Clustering
Run multiple Asobi nodes as one cluster: horizontal scale for connections and matches, plus automatic failover. Presence, chat, and cross-match messaging are cluster-safe out of the box via pg.
Asobi is single-node by design for gameplay. A match lives on one node; the world server's zones live on one node. Clustering is for connection termination, cross-node messaging, and failover — not for live cross-node zone migration. Shard at the app level (e.g. route players by region).
What's cluster-safe
pg-scoped process groups — presence, chat channels, world/match whereis lookups work cross-node.- Player sessions: a session on node A can send to a match on node B (proxied via
pglookup). - Storage (Postgres) is shared; everything persistent is consistent across nodes.
- Matchmaker is replicated (one gen_server per node, tickets are in PG; any node can match).
What isn't
- A match/world process does not migrate between nodes. If the owning node dies, active matches on it are lost (though state persists for post-mortem).

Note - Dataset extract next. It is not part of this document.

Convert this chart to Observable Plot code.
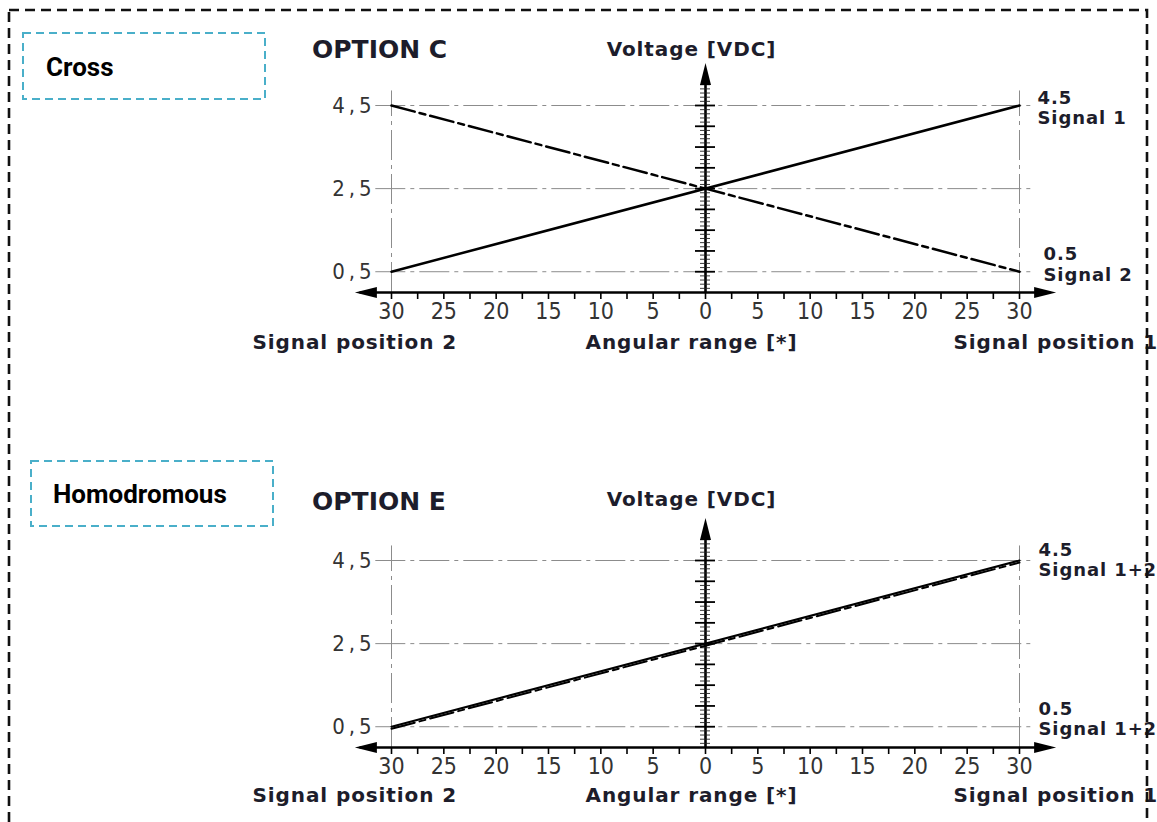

- ETS caches (zone entity snapshots, rate limits) are per-node. Hot paths assume local access.
- Luerl VMs are per-process and per-node — no shared script state across nodes.
Forming a cluster
Asobi uses the BEAM's distribution protocol. Give each node a long name, share a cookie, and let the asobi_cluster discovery loop (configured below) connect them. Out of the box the image only reads ASOBI_PORT, ASOBI_DB_*, and ASOBI_CORS_ORIGINS — set node name and cookie with the standard -name/-setcookie VM flags.
Or from a running shell:
net_adm:ping('asobi@10.0.0.1').
nodes(). %% ['asobi@10.0.0.1']Service discovery
Asobi ships a tiny discovery loop (asobi_cluster) with two strategies — DNS (for Kubernetes headless services) and EPMD (for a static list of hosts). It resolves peer addresses, derives node names by reusing the current node's base name, and pings them periodically.
%% DNS (Kubernetes headless service):
{asobi, [
{cluster, #{
strategy => dns,
dns_name => ~"asobi-headless",
poll_interval => 10000
}}
]}
%% EPMD (static host list):
{asobi, [
{cluster, #{
strategy => epmd,
hosts => ['asobi-1.example.internal', 'asobi-2.example.internal'],
poll_interval => 10000
}}
]}Routing players to nodes
Put a load balancer in front of the cluster with a sticky WebSocket cookie, or hash on player_id at the LB. This keeps a player's session on one node; cross-node calls happen only for matches/worlds the player joins on a different node.
Deployment
Rolling restarts are safe: drain a node (stop accepting new matches, wait for existing ones to finish), upgrade, rejoin. Sessions on the drained node reconnect to another node when the LB routes them.
Observability
Cluster-wide metrics surface via telemetry events under [asobi, match, *], [asobi, zone, *], and [asobi, matchmaker, *]. Wire them into Prometheus via telemetry_metrics_prometheus or ship them to any OpenTelemetry collector.